La date de la FIV est fixée : prélèvement des ovocytes le 17 novembre pour la donneuse et insémination pour moi le 19. Mais quinze jours avant, ma mère décède. Le choc est immense. Entre la douleur, les préparatifs de l’enterrement et la préparation de mon corps pour accueillir une vie, je suis épuisée. Nous hésitons à annuler, mais décidons de maintenir : « Si ça marche, ce sera un signe », me dis-je.
Le jour J, une surprise : on m’informe qu’on va transférer deux embryons, augmentant les chances de réussite, mais aussi la possibilité de jumeaux. Je leur fais confiance. Après la procédure, il faut attendre 15 jours pour connaître le résultat.
Le 19 novembre, je vais faire ma prise de sang, sans trop y croire.
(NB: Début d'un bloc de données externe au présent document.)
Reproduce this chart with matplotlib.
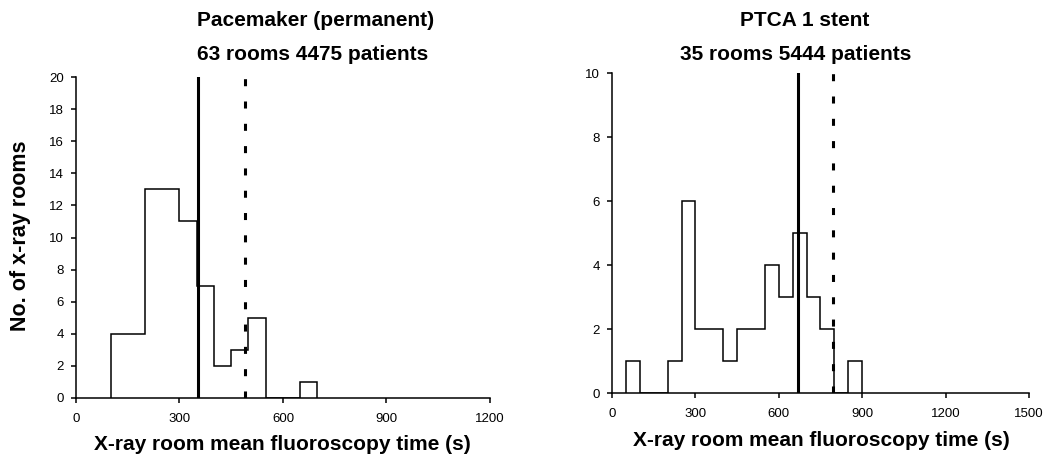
import numpy as np
import matplotlib
matplotlib.use('Agg')
from matplotlib import pyplot as plt

plt.rcParams['font.family'] = ['Liberation Sans', 'DejaVu Sans']

# pacemaker (permanent): 50 s bins starting at 100 s
pm_edges = [100, 150, 200, 250, 300, 350, 400, 450, 500, 550, 600, 650, 700]
pm_counts = [4, 4, 13, 13, 11, 7, 2, 3, 5, 0, 0, 1]
pm_solid = 355
pm_dashed = 490

# PTCA 1 stent: 50 s bins starting at 50 s
pt_edges = [50, 100, 150, 200, 250, 300, 350, 400, 450, 500, 550, 600, 650,
            700, 750, 800, 850, 900]
pt_counts = [1, 0, 0, 1, 6, 2, 2, 1, 2, 2, 4, 3, 5, 3, 2, 0, 1]
pt_solid = 668
pt_dashed = 795

fig = plt.figure(figsize=(10.53, 4.71), dpi=100)
ax1 = fig.add_axes([0.0722, 0.155, 0.393, 0.6815])
ax2 = fig.add_axes([0.5812, 0.1656, 0.396, 0.679])


def style(ax, xmax, ymax, ystep):
    ax.set_xlim(0, xmax)
    ax.set_ylim(0, ymax)
    ax.set_xticks(np.arange(0, xmax + 1, 300))
    ax.set_yticks(np.arange(0, ymax + 1, ystep))
    for s in ['top', 'right']:
        ax.spines[s].set_visible(False)
    for s in ['left', 'bottom']:
        ax.spines[s].set_linewidth(1.1)
    ax.tick_params(direction='out', length=3.6, width=1.1, labelsize=9.5)
    ax.tick_params(axis='x', pad=7)
    ax.tick_params(axis='y', pad=5)


ax1.stairs(pm_counts, pm_edges, color='black', lw=1.1)
ax1.axvline(pm_solid, color='black', lw=2.2)
ax1.axvline(pm_dashed, color='black', lw=2.2, ls=(0, (2.3, 5)))
style(ax1, 1200, 20, 2)

ax2.stairs(pt_counts, pt_edges, color='black', lw=1.1)
ax2.axvline(pt_solid, color='black', lw=2.2)
ax2.axvline(pt_dashed, color='black', lw=2.2, ls=(0, (2.3, 5)))
style(ax2, 1500, 10, 2)

bold = dict(ha='center', va='center', fontweight='bold')
fig.text(316 / 1053, 1 - 21 / 471, 'Pacemaker (permanent)', fontsize=15, **bold)
fig.text(313 / 1053, 1 - 55 / 471, '63 rooms 4475 patients', fontsize=15, **bold)
fig.text(805 / 1053, 1 - 20 / 471, 'PTCA 1 stent', fontsize=15, **bold)
fig.text(796 / 1053, 1 - 54 / 471, '35 rooms 5444 patients', fontsize=15, **bold)

fig.text(21 / 1053, 1 - 236 / 471, 'No. of x-ray rooms', rotation=90, fontsize=15.5, **bold)
fig.text(282 / 1053, 1 - 445 / 471, 'X-ray room mean fluoroscopy time (s)', fontsize=15, **bold)
fig.text(821 / 1053, 1 - 440 / 471, 'X-ray room mean fluoroscopy time (s)', fontsize=15, **bold)

fig.savefig('out.png', dpi=100)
L’après-midi, au rayon salle de bain d’Ikea (je me souviendrai toujours de cet endroit !), je reçois le mail : positif. Je suis bouleversée, j’appelle Julien qui reste prudent malgré tout. Au milieu de ce deuil, une vie s’accroche, une lueur d’espoir.
Aujourd’hui, notre petit garçon a 2 ans. Il est adorable, et je suis fière de lui raconter son histoire. Je pense souvent à cette donneuse, l’une des 15 femmes qui ont fait ce don cette année-là au CHU de Reims. Grâce à elle, je suis devenue mère.
Ma vie de maman est semblable à celle des autres : amour, crises, angoisses et bonheurs. Mais elle porte aussi en elle une immense gratitude pour ce geste altruiste qui a tout changé.